The Construction of Lansing-Reilly
One of the first buildings erected on the McNichols campus was Lansing-Reilly Hall, but that was not the first name of the building. At first it was simply the “Faculty Building” since that was the residence for the Jesuit faculty on campus. It was later christen McNichols Hall in 1951, in honor of Fr. John P. McNichols, who was president of the University during the 1924-28 building program. The name “McNichols Hall” actually started much earlier. There are various stories on how that name came about. One is that students and faculty alike had formed the habit of calling it the McNichols Building because of its location on 6-Mile Road.
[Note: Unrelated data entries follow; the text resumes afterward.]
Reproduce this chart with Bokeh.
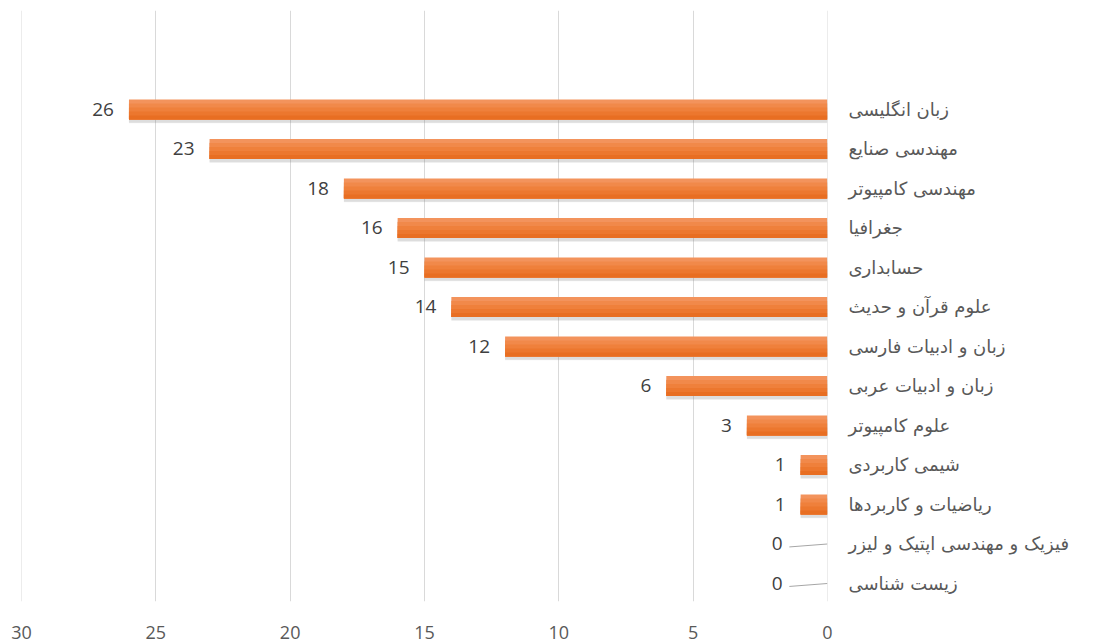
from bokeh.plotting import figure
from bokeh.models import Range1d, FixedTicker, LinearAxis, ColumnDataSource, Span
from bokeh.embed import file_html
from bokeh.resources import INLINE
from bokeh.core.properties import value

# ---- data (top to bottom) ----
categories = [
    "زبان انگلیسی",
    "مهندسی صنایع",
    "مهندسی کامپیوتر",
    "جغرافیا",
    "حسابداری",
    "علوم قرآن و حدیث",
    "زبان و ادبیات فارسی",
    "زبان و ادبیات عربی",
    "علوم کامپیوتر",
    "شیمی کاربردی",
    "ریاضیات و کاربردها",
    "فیزیک و مهندسی اپتیک و لیزر",
    "زیست شناسی",
]
counts = [26, 23, 18, 16, 15, 14, 12, 6, 3, 1, 1, 0, 0]
x_ticks = [0, 5, 10, 15, 20, 25, 30]

n = len(categories)
ypos = list(range(n))

p = figure(
    frame_width=806, frame_height=591,
    min_border_left=21, min_border_right=270, min_border_top=10, min_border_bottom=42,
    x_range=Range1d(30, 0), y_range=Range1d(n - 1 + 0.456, -2.506),
    output_backend="svg", toolbar_location=None, y_axis_location=None,
    background_fill_color="white", border_fill_color="white",
)
p.outline_line_color = None

# grid
p.xgrid.ticker = FixedTicker(ticks=x_ticks)
p.xgrid.grid_line_color = "#D9D9D9"
p.xgrid.grid_line_width = 1
p.ygrid.visible = False
for loc in (x_ticks[0], x_ticks[-1]):
    p.add_layout(Span(location=loc, dimension="height", line_color="#D9D9D9", line_width=1))

# bottom axis
p.xaxis.ticker = FixedTicker(ticks=x_ticks)
p.xaxis.axis_line_color = None
p.xaxis.major_tick_line_color = None
p.xaxis.minor_tick_line_color = None
p.xaxis.major_label_standoff = 18
p.xaxis.major_label_text_font = "Open Sans"
p.xaxis.major_label_text_font_size = "18px"
p.xaxis.major_label_text_color = "#595959"

# right category axis
ax = LinearAxis(
    ticker=FixedTicker(ticks=ypos),
    major_label_overrides={i: c for i, c in zip(ypos, categories)},
    axis_line_color=None, major_tick_line_color=None, minor_tick_line_color=None,
    major_label_standoff=15,
    major_label_text_font="DejaVu Sans",
    major_label_text_font_size="18px",
    major_label_text_color="#595959",
)
p.add_layout(ax, "right")

# bars: soft shadow + vertical gradient (cumulative layers, no seams)
bar_h = 0.506
nz_y = [y for y, c in zip(ypos, counts) if c > 0]
nz_c = [c for c in counts if c > 0]

p.hbar(y=[y + 0.07 for y in nz_y], left=0, right=nz_c, height=bar_h + 0.05,
       fill_color="#808080", fill_alpha=0.10, line_color=None)
p.hbar(y=[y + 0.08 for y in nz_y], left=0, right=nz_c, height=bar_h,
       fill_color="#808080", fill_alpha=0.18, line_color=None)

band_colors = ["#F3935C", "#F1894A", "#EF803B", "#EC772E", "#E86E22"]
nb = len(band_colors)
bh = bar_h / nb
for k, col in enumerate(band_colors):
    top = [y - bar_h / 2 + k * bh for y in nz_y]
    bottom = [y + bar_h / 2 for y in nz_y]
    p.quad(left=0, right=nz_c, top=top, bottom=bottom, fill_color=col, line_color=None)

# leader lines for zero values
z_y = [y for y, c in zip(ypos, counts) if c == 0]
z_c = [c for c in counts if c == 0]
p.segment(x0=z_c, y0=z_y, x1=[c + 1.42 for c in z_c], y1=[y + 0.075 for y in z_y],
          line_color="#A6A6A6", line_width=1)

# value labels
src = ColumnDataSource(dict(
    x=counts, y=ypos, t=[str(c) for c in counts],
    off=[-15 if c > 0 else -45 for c in counts],
))
p.text(x="x", y="y", text="t", x_offset="off", source=src,
       text_align="right", text_baseline="middle",
       text_font=value("Open Sans"), text_font_size="19px", text_color="#404040")

open("out.html", "w").write(file_html(p, INLINE))
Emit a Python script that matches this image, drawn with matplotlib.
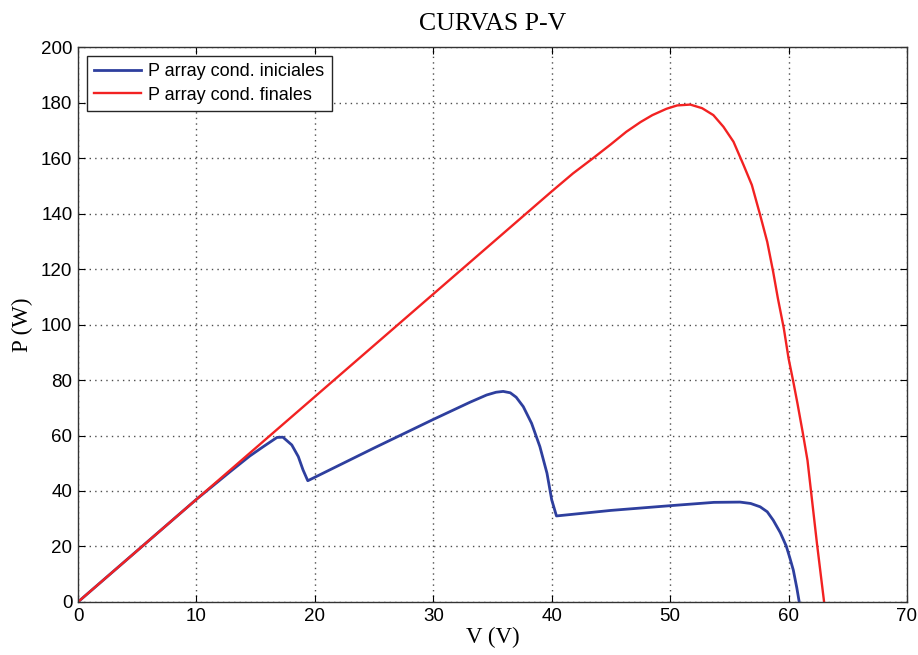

In another story, the name McNichols Hall originated with the Army personnel. From 1943 to 1944 the Jesuits lived downtown rather than at the McNichols Hall, which was given over to 400 men of the Army’s Student Training Corp, and they did not wish to refer to their residence as the faculty building. However, in 1955 during construction of a three-story elevator, a 1925 cornerstone proclaiming the building the Reilly-Lansing Memorial was uncovered. I still have not found the reason the name is “Lansing-Reilly” instead of “Reilly-Lansing”.
In the archive files are pictures taken during the construction of Lansing-Reilly in 1925. In 1962 an addition was added to provide additional housing for 50 faculty members. The newer section is now used to house part of the College of Health Professions.